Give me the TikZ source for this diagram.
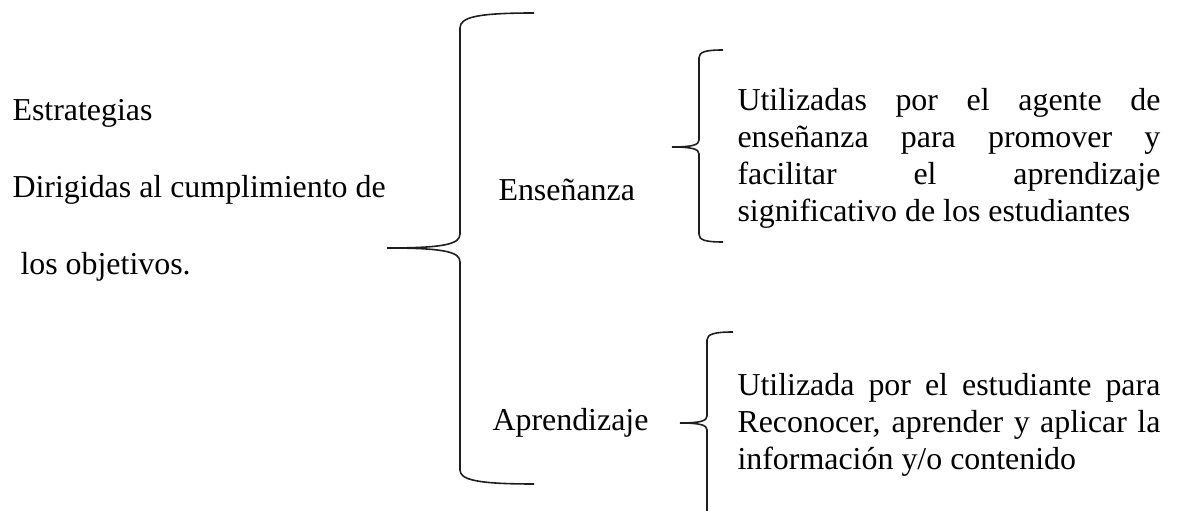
\documentclass[tikz,border=0pt]{standalone}
\usepackage{fontspec}
\setmainfont{Liberation Serif}
\usepackage{tikz}
\usetikzlibrary{positioning}
\definecolor{BraceColor}{RGB}{30,30,30}
\tikzset{
  % Plain one-line label
  tlabel/.style={
    anchor=west,
    inner sep=0pt,
    font=\fontsize{12}{13.8}\selectfont
  },
  % Justified description block
  para/.style={
    anchor=base west,
    inner sep=0pt,
    text width=159pt,
    align=justify,
    font=\fontsize{12}{13.8}\selectfont
  },
  % Curly brace stroke
  brace/.style={
    draw=BraceColor,
    line width=0.6pt
  }
}

\begin{document}
\begin{tikzpicture}[x=0.376pt, y=-0.376pt]
  \useasboundingbox (0,0) rectangle (1179,511);

  % Left column
  \node[tlabel] (estr) at (12,113) {Estrategias};
  \node[tlabel] (dirig) at (12,190) {Dirigidas al cumplimiento de};
  \node[tlabel] (obj) at (12,267) {\ los objetivos.};

  % Big brace
  \coordinate (tipA) at (387,248);
  \draw[brace] (534,13) .. controls (478,13) and (460,17) .. (460,28)
    -- (460,234) .. controls (460,244) and (445,248) .. (tipA);
  \draw[brace] (tipA) .. controls (445,248) and (460,252) .. (460,262)
    -- (460,470) .. controls (460,480) and (478,484) .. (534,484);

  % Middle column
  \node[tlabel] (ens) at (498,190) {Enseñanza};
  \node[tlabel] (apr) at (492,423) {Aprendizaje};

  % Brace for Enseñanza
  \coordinate (tipB) at (672,147);
  \draw[brace] (723,50) .. controls (705,50) and (699,52) .. (699,58)
    -- (699,140) .. controls (699,145) and (692,147) .. (tipB);
  \draw[brace] (tipB) .. controls (692,147) and (699,149) .. (699,154)
    -- (699,234) .. controls (699,240) and (705,242) .. (723,242);

  % Brace for Aprendizaje
  \coordinate (tipC) at (680,423);
  \draw[brace] (733,332) .. controls (715,332) and (707,334) .. (707,340)
    -- (707,416) .. controls (707,421) and (700,423) .. (tipC);
  \draw[brace] (tipC) .. controls (700,423) and (707,425) .. (707,430)
    -- (707,520);

  % Descriptions
  \node[para] (ensdesc) at (737,111) {Utilizadas por el agente de\linebreak
    enseñanza para promover y\linebreak
    facilitar el aprendizaje\linebreak
    significativo de los estudiantes};
  \node[para] (aprdesc) at (737,396) {Utilizada por el estudiante para\linebreak
    Reconocer, aprender y aplicar la\linebreak
    información y/o contenido};
\end{tikzpicture}
\end{document}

§ **Work required**: Retype the data above exactly; pictures are not part of the copy.

§ **The response**:
Give me the TikZ source for this diagram.
\documentclass[tikz,border=0pt]{standalone}
\usepackage{fontspec}
\setmainfont{Liberation Serif}
\usepackage{tikz}
\usetikzlibrary{positioning}
\definecolor{BraceColor}{RGB}{30,30,30}
\tikzset{
  % Plain one-line label
  tlabel/.style={
    anchor=west,
    inner sep=0pt,
    font=\fontsize{12}{13.8}\selectfont
  },
  % Justified description block
  para/.style={
    anchor=base west,
    inner sep=0pt,
    text width=159pt,
    align=justify,
    font=\fontsize{12}{13.8}\selectfont
  },
  % Curly brace stroke
  brace/.style={
    draw=BraceColor,
    line width=0.6pt
  }
}

\begin{document}
\begin{tikzpicture}[x=0.376pt, y=-0.376pt]
  \useasboundingbox (0,0) rectangle (1179,511);

  % Left column
  \node[tlabel] (estr) at (12,113) {Estrategias};
  \node[tlabel] (dirig) at (12,190) {Dirigidas al cumplimiento de};
  \node[tlabel] (obj) at (12,267) {\ los objetivos.};

  % Big brace
  \coordinate (tipA) at (387,248);
  \draw[brace] (534,13) .. controls (478,13) and (460,17) .. (460,28)
    -- (460,234) .. controls (460,244) and (445,248) .. (tipA);
  \draw[brace] (tipA) .. controls (445,248) and (460,252) .. (460,262)
    -- (460,470) .. controls (460,480) and (478,484) .. (534,484);

  % Middle column
  \node[tlabel] (ens) at (498,190) {Enseñanza};
  \node[tlabel] (apr) at (492,423) {Aprendizaje};

  % Brace for Enseñanza
  \coordinate (tipB) at (672,147);
  \draw[brace] (723,50) .. controls (705,50) and (699,52) .. (699,58)
    -- (699,140) .. controls (699,145) and (692,147) .. (tipB);
  \draw[brace] (tipB) .. controls (692,147) and (699,149) .. (699,154)
    -- (699,234) .. controls (699,240) and (705,242) .. (723,242);

  % Brace for Aprendizaje
  \coordinate (tipC) at (680,423);
  \draw[brace] (733,332) .. controls (715,332) and (707,334) .. (707,340)
    -- (707,416) .. controls (707,421) and (700,423) .. (tipC);
  \draw[brace] (tipC) .. controls (700,423) and (707,425) .. (707,430)
    -- (707,520);

  % Descriptions
  \node[para] (ensdesc) at (737,111) {Utilizadas por el agente de\linebreak
    enseñanza para promover y\linebreak
    facilitar el aprendizaje\linebreak
    significativo de los estudiantes};
  \node[para] (aprdesc) at (737,396) {Utilizada por el estudiante para\linebreak
    Reconocer, aprender y aplicar la\linebreak
    información y/o contenido};
\end{tikzpicture}
\end{document}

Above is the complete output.